The simulations suggest the US and Taiwanese forces to improve survivability
The purpose of the simulations is to provide a reference for US policymakers. The report points out that the simulations have different purposes, not just for testing the “highly likely” situations. They also staged “fictional scenarios” to see if the US forces could utilize other available military means to help evaluate relevant weapons capabilities and the structure of military units. The simulations can also put innovative combat concepts to the stress test. RAND senior analyst David Ochmanek also pointed out that even if a simulation results in a US failure, it does not necessarily reflect the real-world war situation but is intended to assess the vulnerability of the US forces. Even the most pessimistic assumptions do not constitute the most likely outcome. The simulations are designed to educate participants and allow US officers to understand the potential for future conflicts as the US military is used to enjoy the advantage on the battlefield.
The CSIS also advised the US government not only to update and complete its arsenal but also to strengthen combat capabilities and deployment. The report found that the US Air Force is facing a dilemma: being too far from Taiwan won’t be effective, but being too close would expose itself to the threat of Chinese missiles. The Anderson Air Force Base in Guam is about 2,800 kilometers from Taiwan, too far for multiple sorties in a short period; it cannot substitute the Japanese bases and does not have fortified hangers and other defensive facilities.
CSIS also believes that the US Navy should use smaller, more stealthy ships, deploy expendable unmanned drones to accompany carrier strike groups and act as decoys, and build more submarines; the US Air Force should maintain its bomber fleet, such as the B-1, for a possible US-China conflict by 2030, and ensure that all aircraft types are equipped with AGM-158C long-range anti-shipping missiles.
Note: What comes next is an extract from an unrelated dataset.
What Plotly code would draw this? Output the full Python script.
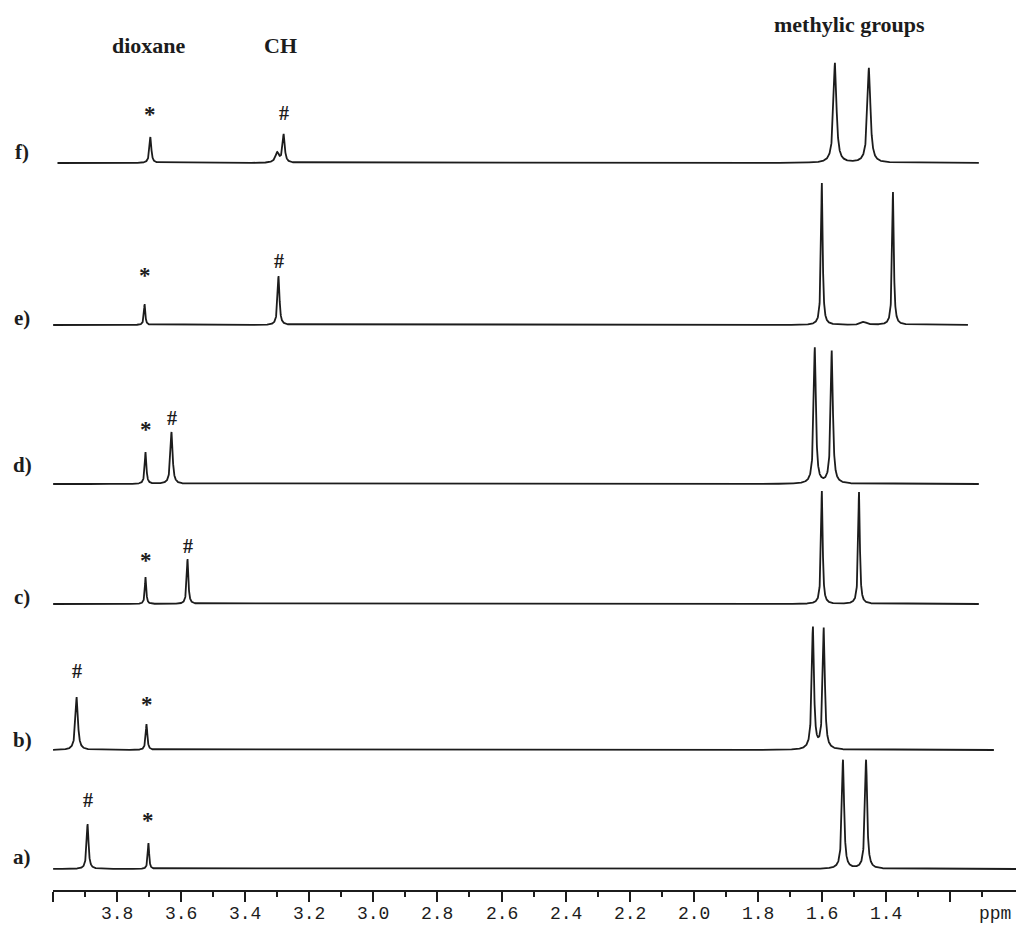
import numpy as np
import plotly.graph_objects as go

# ---------------- data ----------------
row_labels = ["a)", "b)", "c)", "d)", "e)", "f)"]

# peak positions (ppm), heights (a.u.), widths (FWHM, ppm)
a_ppm = [3.892, 3.702, 1.534, 1.462]
a_height = [45, 26, 109, 109]
a_width = [0.007, 0.005, 0.008, 0.008]
a_span = [4.0, 0.994]

b_ppm = [3.926, 3.708, 1.628, 1.594]
b_height = [53, 26, 122, 121]
b_width = [0.009, 0.006, 0.008, 0.008]
b_span = [4.0, 1.063]

c_ppm = [3.711, 3.580, 1.600, 1.484]
c_height = [27, 45, 113, 112]
c_width = [0.005, 0.006, 0.006, 0.006]
c_span = [4.0, 1.110]

d_ppm = [3.711, 3.630, 1.622, 1.569]
d_height = [32, 52, 136, 133]
d_width = [0.006, 0.008, 0.008, 0.008]
d_span = [4.0, 1.110]

e_ppm = [3.714, 3.296, 1.600, 1.469, 1.378]
e_height = [21, 49, 142, 3, 133]
e_width = [0.005, 0.007, 0.006, 0.02, 0.006]
e_span = [4.0, 1.144]

f_ppm = [3.696, 3.300, 3.280, 1.559, 1.453]
f_height = [26, 10, 28, 100, 95]
f_width = [0.007, 0.014, 0.008, 0.011, 0.011]
f_span = [3.986, 1.110]

# peak markers: (row, symbol, ppm, label height above baseline)
marker_row = ["a", "a", "b", "b", "c", "c", "d", "d", "e", "e", "f", "f"]
marker_sym = ["#", "*", "#", "*", "*", "#", "*", "#", "*", "#", "*", "#"]
marker_ppm = [3.892, 3.702, 3.926, 3.708, 3.711, 3.580, 3.711, 3.630, 3.714, 3.296, 3.696, 3.280]
marker_lift = [69, 56, 79, 53, 51, 58, 62, 66, 57, 64, 56, 50]

group_labels = ["dioxane", "CH", "methylic groups"]
group_ppm = [3.701, 3.289, 1.513]

major_ticks = [4.0, 3.8, 3.6, 3.4, 3.2, 3.0, 2.8, 2.6, 2.4, 2.2, 2.0, 1.8, 1.6, 1.4, 1.2]
major_text = ["", "3.8", "3.6", "3.4", "3.2", "3.0", "2.8", "2.6", "2.4", "2.2", "2.0",
              "1.8", "1.6", "1.4", ""]
minor_ticks = [3.9, 3.7, 3.5, 3.3, 3.1, 2.9, 2.7, 2.5, 2.3, 2.1, 1.9, 1.7, 1.5, 1.3, 1.1]
unit_label = "ppm"
unit_ppm = 1.06

# ---------------- layout constants ----------------
row_keys = ["a", "b", "c", "d", "e", "f"]
row_offset = {"a": 21, "b": 140, "c": 286, "d": 406, "e": 565, "f": 727}
row_label_lift = {"a": 12, "b": 10, "c": 7, "d": 19, "e": 7, "f": 11}
group_y = [45, 45, 25]   # pixel rows from top
TICKLABEL_Y = -0.027     # paper units below the axis
INK = "#1c1c1c"

spectra = {
    "a": (a_ppm, a_height, a_width, a_span),
    "b": (b_ppm, b_height, b_width, b_span),
    "c": (c_ppm, c_height, c_width, c_span),
    "d": (d_ppm, d_height, d_width, d_span),
    "e": (e_ppm, e_height, e_width, e_span),
    "f": (f_ppm, f_height, f_width, f_span),
}


def lineshape(x, centers, heights, widths):
    y = np.zeros_like(x)
    for c, h, w in zip(centers, heights, widths):
        g = w / 2.0
        y += h * g * g / ((x - c) ** 2 + g * g)
    return y


fig = go.Figure()
for key, (ppm, hgt, wid, span) in spectra.items():
    x = np.arange(span[1], span[0], 0.0004)
    y = lineshape(x, ppm, hgt, wid) + row_offset[key]
    fig.add_trace(go.Scatter(x=x, y=y, mode="lines",
                             line=dict(color=INK, width=1.8),
                             hoverinfo="skip", showlegend=False))

annotations = []
serif = "Liberation Serif"
mono = "Liberation Mono"
for key, lab in zip(row_keys, row_labels):
    annotations.append(dict(x=-0.032, xref="paper", y=row_offset[key] + row_label_lift[key],
                            yref="y", text="<b>%s</b>" % lab, showarrow=False,
                            font=dict(family=serif, size=21, color=INK),
                            xanchor="center", yanchor="middle"))

for r, s, p, lift in zip(marker_row, marker_sym, marker_ppm, marker_lift):
    yshift = -7 if s == "*" else 0
    size = 23 if s == "*" else 20
    annotations.append(dict(x=p, xref="x", y=row_offset[r] + lift, yref="y",
                            text="<b>%s</b>" % s, showarrow=False, yshift=yshift,
                            font=dict(family=serif, size=size, color=INK),
                            xanchor="center", yanchor="middle"))

for t, p, gy in zip(group_labels, group_ppm, group_y):
    annotations.append(dict(x=p, xref="x", y=(890 - gy) / 890.0,
                            yref="paper", yanchor="middle",
                            text="<b>%s</b>" % t, showarrow=False,
                            font=dict(family=serif, size=22, color=INK),
                            xanchor="center"))

# tick labels (drawn as annotations so they sit just above the bottom edge)
for v, t in zip(major_ticks + [unit_ppm], major_text + [unit_label]):
    if not t:
        continue
    annotations.append(dict(x=v, xref="x", y=TICKLABEL_Y, yref="paper", text=t,
                            showarrow=False, font=dict(family=mono, size=18, color=INK),
                            xanchor="center", yanchor="middle"))

fig.update_layout(
    width=1016, height=925,
    margin=dict(l=53, r=0, t=0, b=35, autoexpand=False),
    paper_bgcolor="white", plot_bgcolor="white",
    showlegend=False,
    annotations=annotations,
    xaxis=dict(range=[4.0, 0.994], showline=True, linecolor=INK, linewidth=2,
               automargin=False,
               ticks="outside", ticklen=10, tickwidth=1.5, tickcolor=INK,
               tickmode="array", tickvals=major_ticks, showticklabels=False,
               minor=dict(tickmode="array", tickvals=minor_ticks, ticks="outside",
                          ticklen=5, tickwidth=1.5, tickcolor=INK),
               showgrid=False, zeroline=False, fixedrange=True),
    yaxis=dict(range=[0, 890], visible=False, fixedrange=True, automargin=False),
)

fig.write_html("out.html",
               config={"displayModeBar": False},
               post_script="document.body.style.margin='0';document.body.style.overflow='hidden';")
If the Air Force fleet can launch long-range weapons outside the war zone, stealthiness will become less relevant, making producing more low-cost fighters possible. Since the next-generation fighters cost hundreds of millions of dollars each, it makes no sense if most of them would be destroyed on the ground.
Many Washington military simulation results have also offered recommendations about the US military deployments in the Pacific. For example, a simulation conducted by the US Air Force in 2021 about the possible conflict in the Taiwan Strait in 2030 concluded that it’s necessary to deploy unmanned “loyal wingmen”, a large number of small drones, and bombers with long-range weapons to adopt “agile combat employment” (ACE) in order to reinforce remote island airports, spread out fighters deployed, and stockpile supplies in advance. Clint Hinote, Deputy Chief of Staff of the US Air Force, believes that the next war can only be prevented if it can be won.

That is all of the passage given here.